Chuck Feeney, along with his daughter, Diane Feeney, are perhaps the highest profile advocates of spending down a philanthropic endowment. They have separately set about doing so with vigour and determination: Diane Feeney closed the French American Charitable Trust in 2012; and her dad Chuck will close Atlantic Philanthropies in 2016-2020, having closed three of its six operating countries in 2013. Both father and daughter have extensively and thoughtfully documented their motivations and strategies for “spend down”, and it is said that Chuck Feeney’s example persuaded the Gates Family to follow suit.

They’re not alone. This year US media have published a steady stream of stories on spend down philanthropy, with increasing numbers embracing the approach. The UK and Europe have been slower to adopt it as a viable option, with honourable exceptions like the Tubney Trust and Diana Princess of Wales Fund. Europe’s latest addition to the still very exclusive “spend down club” is Ireland’s ONE Foundation, which closed in 2013, and for which I was Co-Founder & CEO.

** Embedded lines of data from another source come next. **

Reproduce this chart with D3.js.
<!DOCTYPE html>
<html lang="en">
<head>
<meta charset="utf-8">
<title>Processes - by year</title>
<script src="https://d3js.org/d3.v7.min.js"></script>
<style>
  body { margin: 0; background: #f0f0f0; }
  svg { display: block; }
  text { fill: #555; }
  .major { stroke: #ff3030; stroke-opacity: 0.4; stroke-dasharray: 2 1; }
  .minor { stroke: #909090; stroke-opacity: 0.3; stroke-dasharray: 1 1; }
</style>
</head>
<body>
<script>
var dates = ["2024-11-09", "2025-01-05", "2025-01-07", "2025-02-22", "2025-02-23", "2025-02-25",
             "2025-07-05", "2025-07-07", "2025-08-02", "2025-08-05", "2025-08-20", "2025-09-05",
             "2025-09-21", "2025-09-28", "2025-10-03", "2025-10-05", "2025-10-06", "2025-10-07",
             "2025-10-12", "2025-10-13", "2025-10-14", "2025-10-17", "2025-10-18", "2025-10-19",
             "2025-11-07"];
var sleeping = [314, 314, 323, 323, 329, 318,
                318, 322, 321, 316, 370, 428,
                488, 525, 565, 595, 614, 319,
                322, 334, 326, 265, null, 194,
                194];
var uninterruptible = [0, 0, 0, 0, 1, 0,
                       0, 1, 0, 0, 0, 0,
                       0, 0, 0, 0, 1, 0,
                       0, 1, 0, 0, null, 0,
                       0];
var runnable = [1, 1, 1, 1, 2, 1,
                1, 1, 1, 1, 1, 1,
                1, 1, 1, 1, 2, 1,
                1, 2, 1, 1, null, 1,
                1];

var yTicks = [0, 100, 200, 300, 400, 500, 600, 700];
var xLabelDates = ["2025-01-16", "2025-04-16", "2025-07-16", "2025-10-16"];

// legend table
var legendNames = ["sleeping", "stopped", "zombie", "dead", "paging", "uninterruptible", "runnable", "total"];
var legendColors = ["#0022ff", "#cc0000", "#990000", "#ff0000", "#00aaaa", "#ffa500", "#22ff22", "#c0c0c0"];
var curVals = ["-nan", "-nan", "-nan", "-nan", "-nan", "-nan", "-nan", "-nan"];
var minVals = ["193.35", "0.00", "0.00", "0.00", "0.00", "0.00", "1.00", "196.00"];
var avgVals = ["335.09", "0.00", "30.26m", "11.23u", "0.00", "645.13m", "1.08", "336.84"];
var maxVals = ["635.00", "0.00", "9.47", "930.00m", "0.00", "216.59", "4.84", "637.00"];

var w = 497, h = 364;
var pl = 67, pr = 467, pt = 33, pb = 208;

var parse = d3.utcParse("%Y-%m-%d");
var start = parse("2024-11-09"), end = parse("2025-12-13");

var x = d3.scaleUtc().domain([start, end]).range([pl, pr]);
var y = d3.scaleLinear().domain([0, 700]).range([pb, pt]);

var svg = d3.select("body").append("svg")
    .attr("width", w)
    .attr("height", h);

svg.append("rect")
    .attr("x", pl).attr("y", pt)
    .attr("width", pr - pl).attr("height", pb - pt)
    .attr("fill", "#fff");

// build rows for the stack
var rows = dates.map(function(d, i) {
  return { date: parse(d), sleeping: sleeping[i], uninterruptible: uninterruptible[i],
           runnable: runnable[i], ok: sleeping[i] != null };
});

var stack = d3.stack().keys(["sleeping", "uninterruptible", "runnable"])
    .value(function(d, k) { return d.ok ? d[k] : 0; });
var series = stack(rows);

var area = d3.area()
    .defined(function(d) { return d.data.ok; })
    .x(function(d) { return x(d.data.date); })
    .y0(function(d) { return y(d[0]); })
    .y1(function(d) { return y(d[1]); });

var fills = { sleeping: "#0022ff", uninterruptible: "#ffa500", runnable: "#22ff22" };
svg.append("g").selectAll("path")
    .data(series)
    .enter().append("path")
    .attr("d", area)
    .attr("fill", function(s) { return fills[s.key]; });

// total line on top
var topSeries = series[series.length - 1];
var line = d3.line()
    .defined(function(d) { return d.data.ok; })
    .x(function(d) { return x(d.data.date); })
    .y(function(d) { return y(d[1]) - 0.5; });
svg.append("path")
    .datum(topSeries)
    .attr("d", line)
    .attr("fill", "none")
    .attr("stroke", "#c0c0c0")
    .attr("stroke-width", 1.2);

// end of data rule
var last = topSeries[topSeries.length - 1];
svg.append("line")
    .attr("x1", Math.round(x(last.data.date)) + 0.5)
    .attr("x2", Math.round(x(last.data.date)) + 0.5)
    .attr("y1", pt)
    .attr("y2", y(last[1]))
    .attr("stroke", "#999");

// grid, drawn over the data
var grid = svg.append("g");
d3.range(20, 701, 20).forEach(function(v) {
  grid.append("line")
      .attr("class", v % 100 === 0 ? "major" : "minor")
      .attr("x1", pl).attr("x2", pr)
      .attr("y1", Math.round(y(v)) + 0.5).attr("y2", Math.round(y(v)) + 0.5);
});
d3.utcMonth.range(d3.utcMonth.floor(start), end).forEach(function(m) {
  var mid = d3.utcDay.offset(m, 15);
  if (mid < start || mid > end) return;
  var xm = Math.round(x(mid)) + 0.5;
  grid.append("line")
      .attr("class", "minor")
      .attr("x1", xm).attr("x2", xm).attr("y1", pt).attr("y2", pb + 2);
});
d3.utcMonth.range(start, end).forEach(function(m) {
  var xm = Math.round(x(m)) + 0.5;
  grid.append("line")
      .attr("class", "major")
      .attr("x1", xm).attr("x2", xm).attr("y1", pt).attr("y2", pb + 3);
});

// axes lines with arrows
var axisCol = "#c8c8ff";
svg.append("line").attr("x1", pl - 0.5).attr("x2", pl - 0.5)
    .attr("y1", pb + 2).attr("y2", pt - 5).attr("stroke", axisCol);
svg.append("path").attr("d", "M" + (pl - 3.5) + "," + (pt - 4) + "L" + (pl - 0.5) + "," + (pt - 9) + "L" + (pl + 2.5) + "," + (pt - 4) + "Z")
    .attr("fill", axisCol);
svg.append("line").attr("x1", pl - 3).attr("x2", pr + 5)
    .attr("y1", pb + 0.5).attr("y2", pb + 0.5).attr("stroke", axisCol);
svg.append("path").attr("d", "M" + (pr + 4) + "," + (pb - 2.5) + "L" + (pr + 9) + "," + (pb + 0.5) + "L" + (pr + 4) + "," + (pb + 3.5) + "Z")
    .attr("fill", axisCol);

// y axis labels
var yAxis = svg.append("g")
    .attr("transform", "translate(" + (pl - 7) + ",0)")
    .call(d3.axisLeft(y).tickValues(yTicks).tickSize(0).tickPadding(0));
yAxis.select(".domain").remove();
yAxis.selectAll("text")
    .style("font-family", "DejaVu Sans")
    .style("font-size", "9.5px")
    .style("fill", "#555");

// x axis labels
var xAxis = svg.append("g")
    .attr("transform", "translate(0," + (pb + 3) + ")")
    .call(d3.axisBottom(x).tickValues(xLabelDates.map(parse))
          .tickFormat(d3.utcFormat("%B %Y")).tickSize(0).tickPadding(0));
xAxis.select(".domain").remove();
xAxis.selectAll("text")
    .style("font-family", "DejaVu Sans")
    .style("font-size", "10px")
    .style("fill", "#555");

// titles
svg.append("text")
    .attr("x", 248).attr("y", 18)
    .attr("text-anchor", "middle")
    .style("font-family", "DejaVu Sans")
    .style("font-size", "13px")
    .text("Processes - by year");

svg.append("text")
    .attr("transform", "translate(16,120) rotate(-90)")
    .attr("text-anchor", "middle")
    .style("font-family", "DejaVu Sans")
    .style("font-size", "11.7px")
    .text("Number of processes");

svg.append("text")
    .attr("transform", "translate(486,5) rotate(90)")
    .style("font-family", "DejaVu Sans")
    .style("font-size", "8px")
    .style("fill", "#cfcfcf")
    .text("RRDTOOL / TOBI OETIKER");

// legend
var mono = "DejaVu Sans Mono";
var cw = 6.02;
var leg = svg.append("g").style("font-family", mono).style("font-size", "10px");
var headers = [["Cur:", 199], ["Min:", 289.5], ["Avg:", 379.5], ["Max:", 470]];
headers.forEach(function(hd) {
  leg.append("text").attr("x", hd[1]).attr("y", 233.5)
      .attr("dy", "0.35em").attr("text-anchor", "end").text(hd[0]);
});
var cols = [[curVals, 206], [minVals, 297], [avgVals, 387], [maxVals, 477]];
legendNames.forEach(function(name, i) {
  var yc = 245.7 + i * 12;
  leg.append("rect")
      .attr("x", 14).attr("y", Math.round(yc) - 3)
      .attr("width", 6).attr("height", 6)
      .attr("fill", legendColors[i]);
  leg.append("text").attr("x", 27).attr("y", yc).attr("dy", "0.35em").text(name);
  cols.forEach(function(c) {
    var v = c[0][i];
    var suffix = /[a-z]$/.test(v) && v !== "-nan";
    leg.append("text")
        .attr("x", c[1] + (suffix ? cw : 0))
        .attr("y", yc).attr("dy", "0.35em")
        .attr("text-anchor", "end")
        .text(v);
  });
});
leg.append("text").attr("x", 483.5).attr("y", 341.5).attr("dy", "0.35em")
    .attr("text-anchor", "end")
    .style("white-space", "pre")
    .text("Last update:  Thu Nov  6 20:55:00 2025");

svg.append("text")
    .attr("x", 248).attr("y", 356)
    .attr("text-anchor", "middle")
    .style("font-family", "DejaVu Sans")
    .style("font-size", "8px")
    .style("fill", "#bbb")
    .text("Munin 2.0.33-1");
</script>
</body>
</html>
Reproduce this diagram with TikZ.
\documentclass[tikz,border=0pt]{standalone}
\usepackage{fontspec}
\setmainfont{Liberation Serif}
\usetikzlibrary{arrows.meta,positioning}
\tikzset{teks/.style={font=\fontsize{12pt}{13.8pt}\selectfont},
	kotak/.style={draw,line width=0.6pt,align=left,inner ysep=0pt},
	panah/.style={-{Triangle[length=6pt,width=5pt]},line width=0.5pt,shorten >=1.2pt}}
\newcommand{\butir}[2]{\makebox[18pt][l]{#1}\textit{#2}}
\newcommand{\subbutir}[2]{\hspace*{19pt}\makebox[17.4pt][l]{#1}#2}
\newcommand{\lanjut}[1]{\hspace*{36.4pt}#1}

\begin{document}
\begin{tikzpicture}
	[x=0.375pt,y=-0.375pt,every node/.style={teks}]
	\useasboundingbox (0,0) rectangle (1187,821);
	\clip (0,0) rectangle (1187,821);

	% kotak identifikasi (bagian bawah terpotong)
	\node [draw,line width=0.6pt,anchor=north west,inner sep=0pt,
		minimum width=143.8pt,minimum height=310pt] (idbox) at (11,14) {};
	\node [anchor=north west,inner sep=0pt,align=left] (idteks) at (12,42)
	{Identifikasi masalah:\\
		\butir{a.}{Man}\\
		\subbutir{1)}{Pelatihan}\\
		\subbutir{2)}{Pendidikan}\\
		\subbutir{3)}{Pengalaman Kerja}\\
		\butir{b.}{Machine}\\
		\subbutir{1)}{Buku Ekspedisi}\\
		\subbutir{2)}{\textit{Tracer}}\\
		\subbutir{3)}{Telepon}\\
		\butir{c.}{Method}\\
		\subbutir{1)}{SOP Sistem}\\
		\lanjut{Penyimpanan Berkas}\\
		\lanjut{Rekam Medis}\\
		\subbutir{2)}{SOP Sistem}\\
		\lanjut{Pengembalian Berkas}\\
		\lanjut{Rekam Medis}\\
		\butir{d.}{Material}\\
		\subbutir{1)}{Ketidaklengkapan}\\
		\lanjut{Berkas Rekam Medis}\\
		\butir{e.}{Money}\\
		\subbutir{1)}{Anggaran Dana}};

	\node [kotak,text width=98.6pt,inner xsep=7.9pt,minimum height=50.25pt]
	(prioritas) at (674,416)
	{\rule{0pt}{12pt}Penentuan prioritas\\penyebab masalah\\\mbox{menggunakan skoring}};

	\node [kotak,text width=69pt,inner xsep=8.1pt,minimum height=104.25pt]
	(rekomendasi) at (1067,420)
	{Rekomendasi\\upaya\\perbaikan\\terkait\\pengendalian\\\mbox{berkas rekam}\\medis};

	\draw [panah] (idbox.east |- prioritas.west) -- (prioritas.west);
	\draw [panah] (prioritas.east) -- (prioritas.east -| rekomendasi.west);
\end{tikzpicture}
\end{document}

So, why adopt spend down as a strategy for a foundation or trust?

ONE’s Final Report 2004-2013 shares its early motivations as well as its conclusions ten years later. ‘It had the immediate effect of transforming the capital available to ONE’, it declares. ONE was set up with a determination to solve issues, not just alleviate them, and we believed those we faced were sufficiently urgent and important to justify throwing all our capital and resources at them, in the hope of making an impact that could not be achieved by drip-feeding grants from the interest on capital alone.

Additionally, we agreed that saving cash for later felt like planning for failure rather than success. Not to imply we expected to make no mistakes or never to fail; rather that we wanted to focus on impact and learning from our mistakes over our planned ten year life.

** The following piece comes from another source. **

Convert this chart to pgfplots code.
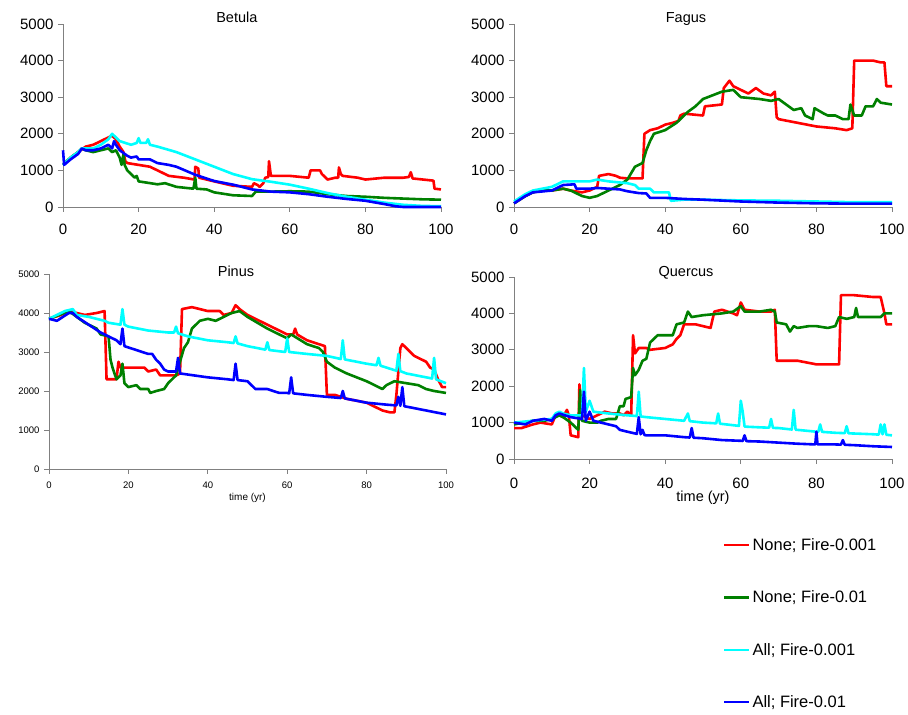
\documentclass[border=0pt]{standalone}
\usepackage{fontspec}
\setmainfont{Liberation Sans}
\usepackage{pgfplots}
\pgfplotsset{compat=1.18}

\definecolor{cred}{RGB}{255,0,0}
\definecolor{cgreen}{RGB}{0,128,0}
\definecolor{ccyan}{RGB}{0,255,255}
\definecolor{cblue}{RGB}{0,0,255}
\definecolor{axgray}{RGB}{128,128,128}

\pgfplotsset{
  panel/.style={
    scale only axis, width=378pt, height=183pt,
    xmin=0, xmax=100, ymin=0, ymax=5000,
    axis x line*=bottom, axis y line*=left,
    axis line style={-, axgray, line width=0.9pt},
    xtick={0,20,...,100}, ytick={0,1000,...,5000},
    minor tick num=0,
    tick align=outside, major tick length=5pt,
    tick style={axgray, line width=0.9pt},
    /pgf/number format/1000 sep={},
    /pgf/number format/assume math mode=true,
    clip=false,
    ticklabel style={font=\fontsize{15}{17}\selectfont},
    yticklabel style={xshift=-1pt},
    title style={font=\fontsize{14.5}{16}\selectfont, anchor=center},
    every axis plot/.append style={line width=2.6pt, line join=round},
    legend image code/.code={\draw[#1, line width=2.3pt] (0pt,0pt) -- (25pt,0pt);},
  }
}

\begin{document}
\begin{tikzpicture}[x=1pt,y=1pt]
\useasboundingbox (0,0) rectangle (908,715);

% ---------- Betula ----------
\begin{axis}[panel, at={(63pt,508pt)}, anchor=south west,
  xticklabel style={yshift=-8pt},
  title={Betula}, title style={at={(0.46,1)}, yshift=1pt}]
\addplot[cred] coordinates {
(0,1150)(2,1350)(4,1500)(6,1650)(8,1700)(10,1800)(12,1900)(13,1950)(14,1850)(15,1650)
(16,1500)(16.5,1250)(17,1200)(20,1150)(23,1100)(25,1000)(28,850)(32,800)(34.8,750)(35,1100)
(35.8,1050)(36,800)(40,700)(45,580)(50,550)(50.5,650)(51.5,600)(52,550)(53,650)(53.5,800)
(54.3,820)(54.5,1250)(55,850)(60,850)(65,800)(65.5,1000)(68,1000)(68.5,900)(70,750)(72,800)
(72.8,800)(73,1080)(73.5,900)(74,850)(78,800)(80,750)(85,800)(90,800)(91.5,820)(92,950)
(92.5,780)(98,720)(98.3,500)(100,480)};
\addplot[cgreen] coordinates {
(0,1150)(2,1350)(4,1500)(5,1600)(6,1550)(8,1500)(10,1550)(12,1600)(13,1500)(14,1550)
(15,1350)(15.5,1150)(16,1450)(16.3,1150)(17,1000)(19,800)(19.5,850)(20,700)(25,620)(27,650)
(30,550)(34.5,500)(35,800)(35.3,500)(38,480)(40,400)(45,320)(50,300)(51,420)(55,420)
(60,430)(65,420)(70,350)(75,300)(80,280)(85,250)(90,230)(95,210)(100,200)};
\addplot[ccyan] coordinates {
(0,1150)(2,1350)(4,1500)(5,1600)(8,1600)(10,1700)(12,1850)(13,2000)(13.5,1950)(15,1800)
(18,1700)(19.5,1750)(20,1880)(20.5,1750)(22,1750)(22.5,1850)(23,1700)(25,1650)(30,1500)
(35,1300)(40,1100)(45,900)(50,760)(55,690)(60,610)(65,500)(70,380)(75,280)(80,200)
(85,120)(90,60)(95,30)(100,20)};
\addplot[cblue] coordinates {
(0,1550)(0.3,1150)(2,1300)(4,1450)(5,1600)(6,1550)(8,1550)(10,1600)(11,1650)(12,1700)
(13,1600)(13.5,1800)(14,1700)(15,1550)(17,1400)(18,1350)(19.5,1380)(20,1300)(23,1300)
(25,1200)(28,1150)(30,1100)(35,880)(40,710)(45,610)(50,480)(55,420)(60,400)(65,350)
(70,280)(75,220)(80,170)(85,80)(88,20)(90,0)(100,0)};
\end{axis}

% ---------- Fagus ----------
\begin{axis}[panel, at={(514pt,508pt)}, anchor=south west,
  xticklabel style={yshift=-8pt},
  title={Fagus}, title style={at={(0.455,1)}, yshift=-1pt}]
\addplot[cred] coordinates {
(0,100)(3,300)(5,400)(7,450)(10,450)(13,500)(15,450)(18,400)(20,450)(22,550)
(22.5,850)(25,900)(27,850)(28,800)(30,780)(34,780)(34.5,2000)(36,2100)(38,2150)(40,2250)
(42,2300)(43.5,2350)(44,2500)(45,2550)(50,2500)(50.5,2750)(55,2800)(55.5,3250)(57,3450)(58,3300)
(60,3200)(62,3100)(64,3250)(66,3100)(68,3050)(69,3150)(69.5,2450)(70,2400)(75,2300)(80,2200)
(85,2150)(88,2100)(89.5,2150)(90,4000)(95,4000)(97,3950)(98,3950)(98.5,3300)(100,3300)};
\addplot[cgreen] coordinates {
(0,100)(3,300)(5,400)(7,450)(10,450)(13,500)(15,450)(18,300)(20,250)(22,300)
(25,450)(28,600)(30,750)(32,1100)(34,1200)(35,1550)(36,1800)(37,2000)(40,2100)(43,2300)
(46,2600)(48,2750)(50,2950)(55,3150)(58,3200)(60,3000)(65,2950)(68,2900)(70,2950)(72,2800)
(74,2650)(76,2700)(77,2500)(79,2400)(79.5,2700)(82,2550)(83,2500)(85,2500)(87,2400)(88.5,2400)
(89,2800)(90,2500)(92,2500)(93,2750)(95,2750)(96,2950)(97,2850)(100,2800)};
\addplot[ccyan] coordinates {
(0,150)(3,350)(5,450)(10,550)(13,700)(17,700)(20,700)(22,750)(25,700)(30,650)
(32,600)(33,500)(36,500)(37,400)(41,400)(41.5,170)(45,200)(50,200)(60,180)(70,170)
(80,150)(90,130)(100,130)};
\addplot[cblue] coordinates {
(0,100)(3,300)(5,400)(10,450)(13,600)(16,620)(16.5,500)(20,500)(22,520)(25,500)
(28,480)(30,430)(33,380)(35,370)(36,250)(40,250)(45,220)(50,200)(60,150)(70,120)
(80,100)(90,90)(100,90)};
\end{axis}

% ---------- Pinus ----------
\begin{axis}[panel, at={(49pt,246pt)}, anchor=south west, width=397pt, height=195pt,
  ticklabel style={font=\fontsize{9.5}{11}\selectfont},
  xticklabel style={yshift=-4pt},
  xlabel={time (yr)}, xlabel style={font=\fontsize{10}{12}\selectfont, at={(0.5,0)}, anchor=center, yshift=-29pt},
  title={Pinus}, title style={at={(0.471,1)}, yshift=-3pt}]
\addplot[cred] coordinates {
(0,3850)(3,3950)(5,4050)(7,4000)(9,3950)(12,4000)(14,4050)(14.5,2300)(17,2300)(17.5,2750)
(18,2600)(22,2600)(24,2600)(25,2500)(27,2550)(28,2400)(32,2400)(33,2450)(33.5,4100)(36,4150)
(40,4050)(43,4050)(44,3950)(46,4000)(47,4200)(48,4100)(50,3950)(55,3700)(60,3450)(61.5,3450)
(62,3600)(62.5,3450)(65,3300)(68,3200)(69.5,3150)(70,1900)(72,1900)(75,1800)(80,1700)(82,1600)
(84,1500)(86,1450)(87,1450)(87.5,1900)(88.5,3100)(89,3200)(90,3100)(92,2900)(95,2750)(96,2600)
(97,2550)(98,2300)(99,2100)(100,2100)};
\addplot[cgreen] coordinates {
(0,3850)(5,4050)(7,3900)(9,3750)(12,3600)(13,3450)(15,3400)(15.5,2800)(16,2600)(17,2300)
(18,2400)(18.5,2700)(19,2200)(20,2100)(22,2150)(23,2050)(25,2050)(25.5,1950)(27,2000)(29,2050)
(30,2200)(31,2300)(32,2400)(33,2750)(34,3100)(35,3250)(36,3600)(38,3800)(40,3850)(42,3800)
(44,3900)(46,4000)(48,4050)(50,3900)(55,3600)(60,3350)(61,3450)(65,3200)(68,3100)(69,3000)
(70,2750)(72,2600)(75,2450)(80,2250)(83,2100)(84,2050)(85,2150)(87,2250)(90,2200)(93,2150)
(95,2050)(97,2000)(100,1950)};
\addplot[ccyan] coordinates {
(0,3850)(2,3950)(4,4050)(6,4100)(7,3950)(10,3900)(14,3800)(15,3750)(18,3700)(18.5,4100)
(19,3700)(20,3650)(25,3550)(30,3500)(31.5,3500)(32,3650)(32.5,3480)(35,3400)(40,3300)(45,3250)
(46.5,3230)(47,3400)(47.5,3220)(50,3150)(54.5,3060)(55,3250)(55.5,3050)(59.5,3000)(60,3350)(60.5,3000)
(65,2950)(70,2900)(73.5,2820)(74,3300)(74.5,2810)(75,2800)(80,2700)(82.5,2660)(83,2850)(83.5,2650)
(85,2600)(87.5,2520)(88,2950)(88.5,2510)(90,2450)(95,2350)(96.5,2320)(97,2850)(97.5,2300)(100,2200)};
\addplot[cblue] coordinates {
(0,3850)(2,3800)(5,4000)(6,4000)(7,3900)(10,3700)(13,3500)(15,3400)(17,3300)(18,3200)
(18.5,3600)(19,3150)(22,3050)(25,2950)(26,2950)(27,2800)(28,2700)(29,2550)(30,2500)(32,2500)
(32.5,2850)(33,2450)(40,2350)(45,2300)(46.5,2280)(47,2700)(47.5,2280)(50,2250)(52,2050)(55,2050)
(58,1950)(60,1950)(60.5,1940)(61,2350)(61.5,1940)(65,1900)(70,1850)(73.5,1820)(74,2000)(74.5,1810)
(75,1800)(80,1700)(85,1650)(87.5,1630)(88,1850)(88.5,1620)(89,2100)(89.5,1610)(90,1600)(95,1500)
(100,1400)};
\end{axis}

% ---------- Quercus ----------
\begin{axis}[panel, at={(514pt,256pt)}, anchor=south west, height=182pt,
  xticklabel style={yshift=-10pt},
  xlabel={time (yr)}, xlabel style={font=\fontsize{14.5}{16}\selectfont, at={(0.5,0)}, anchor=center, yshift=-39pt},
  title={Quercus}, title style={at={(0.455,1)}, yshift=-1.5pt},
  legend style={draw=none, fill=none, at={(0.545,-0.412)}, anchor=north west,
    font=\fontsize{16.5}{19}\selectfont, row sep=35pt, legend cell align=left}]
\addplot[cred] coordinates {
(0,850)(2,850)(5,950)(7,1000)(10,950)(11,1200)(12,1200)(13,1150)(14,1350)(14.5,1200)
(15,650)(17,600)(17.3,2050)(18,1200)(20,1100)(22,1200)(24,1300)(26,1250)(28,1250)(29,1200)
(30,1300)(31,1200)(31.5,3400)(32,2900)(33,3050)(35,3050)(36,3000)(40,3050)(42,3150)(43,3300)
(44,3400)(45,3700)(48,3700)(50,3650)(52,3600)(53,4050)(55,4100)(58,4000)(59,3950)(60,4300)
(61,4100)(65,4050)(68,4050)(69,4100)(69.5,2700)(75,2700)(80,2600)(85,2600)(86,2600)(86.5,4500)
(90,4500)(95,4450)(97,4450)(98,4000)(98.5,3700)(100,3700)};
\addlegendentry{None; Fire-0.001}
\addplot[cgreen] coordinates {
(0,950)(5,1050)(8,1050)(10,1100)(12,1200)(13,1150)(15,1000)(16,900)(17,800)(17.5,1900)
(18,1050)(20,1000)(22,1000)(23,1050)(25,1100)(27,1100)(28,1450)(29,1450)(29.5,1650)(31,1700)
(31.5,2500)(32,2300)(33,2450)(34,2700)(35,2750)(36,3200)(37,3300)(38,3400)(42,3400)(43,3700)
(45,3750)(46,4050)(47,3900)(50,3950)(55,4000)(58,4050)(60,4200)(61,4050)(65,4050)(68,4100)
(69,4050)(69.5,3750)(72,3700)(73,3500)(74,3650)(75,3600)(78,3650)(80,3650)(83,3600)(85,3650)
(86,3900)(88,3850)(90,3900)(90.5,4150)(91,3900)(95,3900)(97,3900)(98,4000)(100,4000)};
\addlegendentry{None; Fire-0.01}
\addplot[ccyan] coordinates {
(0,1000)(5,1050)(10,1100)(11,1250)(12,1300)(13,1250)(15,1200)(18,1200)(18.5,2500)(19,1300)
(20,1600)(21,1300)(25,1250)(30,1200)(32.5,1180)(33,1850)(33.5,1170)(35,1150)(40,1100)(45,1050)
(46,1250)(46.5,1040)(50,1000)(53.5,980)(54,1250)(54.5,970)(59.5,910)(60,1600)(60.5,1300)(61,890)
(65,870)(67.5,860)(68,1100)(68.5,855)(70,850)(73.5,810)(74,1350)(74.5,805)(75,800)(80,750)
(80.5,750)(81,950)(81.5,745)(85,720)(87.5,710)(88,900)(88.5,705)(90,700)(95,680)(96.5,670)
(97,950)(97.5,680)(98,950)(98.5,665)(100,650)};
\addlegendentry{All; Fire-0.001}
\addplot[cblue] coordinates {
(0,1000)(3,950)(5,1050)(8,1100)(10,1050)(11,1200)(12,1250)(15,1150)(18,1100)(18.5,1850)
(19,1050)(20,1300)(21,1050)(25,950)(27,900)(28,800)(30,750)(32.5,690)(33,1150)(33.5,680)
(34,800)(34.5,660)(35,650)(40,650)(45,600)(46.5,590)(47,850)(47.5,585)(50,570)(55,520)
(60,500)(60.5,495)(61,650)(61.5,490)(65,480)(70,450)(75,420)(79.7,400)(80,750)(80.3,400)
(85,400)(86.5,395)(87,520)(87.5,390)(90,380)(95,350)(100,330)};
\addlegendentry{All; Fire-0.01}
\end{axis}
\end{tikzpicture}
\end{document}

Ten years later, do we still feel the same?

We have concluded that choosing a limited life model really focuses the mind. ‘Whose mind?’, you might (rightfully) ask. ‘Everyone’s’ is the answer; the board, staff, and grantees. It drives urgency and a focus on results. It does not rule out taking risks, but encourages calculated risk-taking. It motivates the staff as they have the opportunity to own the results that are achieved. And finally, if philanthropy is a relay race, it gives the next generation of younger philanthropists (and I don’t mean family members) the space and encouragement to step up and do their own thing.

As Atlantic Philanthropies President, Chris Oechsli, stated earlier this year, ‘Like a symphony, the themes, movements and passages in our prior grantmaking are coming together in a crescendo that we hope will resonate long after the playing of the final note.’

Having recently read NPC’s 10 innovations in global philanthropy, I wonder could “spend down” be Innovation #1 in 2015? It meets the criteria—a new approach emerging in global philanthropy, and scalable in UK. And, like all innovations, it will take openness, leadership, and trying new approaches to make it work. You read it here first.